Singh is back in India and Brar didn’t make it to the final roster after the 10-day trial. But Gill is tipped to be the real deal, and he won some playing time, albeit the last 4 minutes, in only the second game of the season for the Oklahoma team.

“I can’t believe it, that I’ve made it and am playing with OKC Blue. I have to prove a lot of things," the 25-year-old says on phone from the US. “Since childhood, I wanted to come here and fulfil my parents’ dream, and I feel like I’m one step closer to that (to play in the NBA)."

Injury and boredom had driven Gill away from cricket as a youngster, and taking cue from his father—Mohinder Singh played basketball—he switched over to basketball at the age of 16.

All members of the family—his father, mother and Amjyot himself—were in three different gurudwaras in three different cities when the draft was taking place. “My father started crying when he heard I had been picked," says Gill. “He has now applied for a passport as well."

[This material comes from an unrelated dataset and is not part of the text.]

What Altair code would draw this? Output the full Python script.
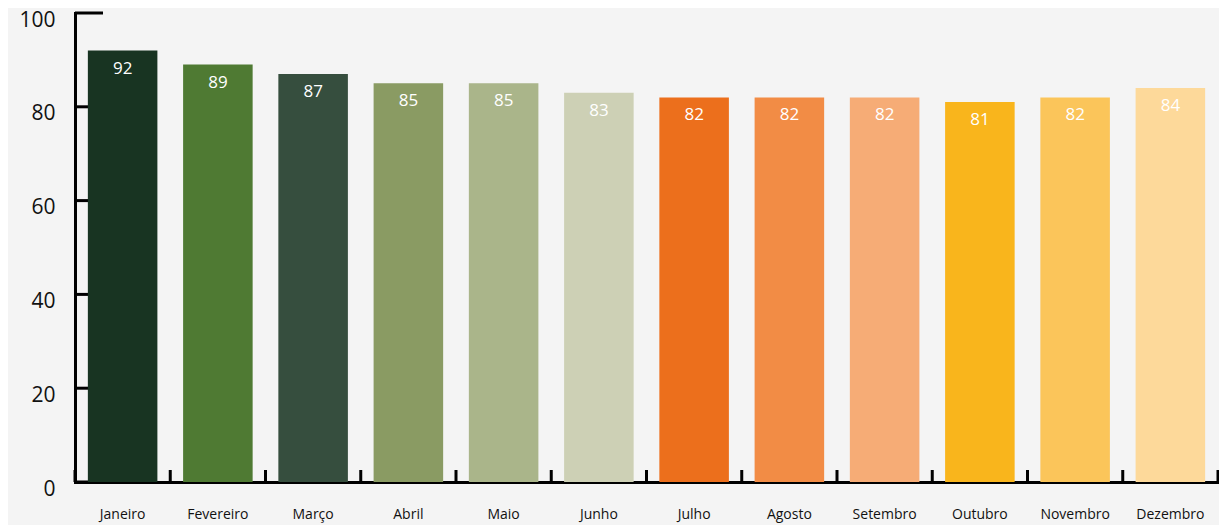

For the past few years, the power forward has laid claim to being the best player in the country. A product of the Ludhiana Basketball Academy, and the late coach S. Subramaniam, the 6ft, 8 inches tall Chandigarh lad had given a measure of his talent during the FIBA Asia Cup in Wuhan, China, in 2015. He scored 13 points as India shocked the hosts 65-58 in possibly the biggest upset in the country’s history.

“I really saw him take a big step in the (2014) Lusofonia Games in Goa," says Scott Flemming, who was the coach of the India team then and is currently NBA India’s senior director of basketball operations.

“He played at a high level, and made big plays when the game was on the line. He also showed some toughness, playing with a broken nose in the last couple of games. This gave him the confidence that carried over into the Asia Cup. I believe that was a springboard to his recent professional opportunities."

His trade took him to the Far East, where Gill, along with fellow Indian Amritpal Singh, played for Tokyo Excellence—a team in Japan’s National Basketball Developmental League. His resilience was tested in the far-flung land as he had to adjust with not only the alien culture but also adapt to a more versatile role in the team.

A player who likes to work from the outside, the India cager had to plough through the middle of the court and create chances for his Japanese teammates. Also, for the two years that he was in Japan, he did not once come back to India.

“I don’t remember the last time I celebrated a birthday at home. Or been with family during any of the festivals," says Gill. “All those sacrifices are slowly starting to pay off."

While he was playing in Japan and has recently been exploring opportunities in Australia and Europe, America and the NBA remained his land of dreams. The Indian faced disappointment last year when none of the teams picked him in the NBA G-League draft.

“I don’t look at Amjyot as part of a trend. He made our team because of what he can do as a basketball player," Mark Daigneault, head coach of Oklahoma City Blue, says on email. “We understand the value that it brings to the country (India), but I don’t want to put that kind of pressure on him."

At 25, he is one of the more experienced players in the Oklahoma team, whose average age is around 23. According to Daigneault, “he’s a functional and intelligent player," but the biggest priority for his support staff is now to get Gill ready for the physicality and explosive energy of the G League.

The training schedule already requires him to take 400-500 shots per day. He is still testing the waters, but over the years, the Indian has shown a tendency to adapt quickly and surface when thrown into the deep end.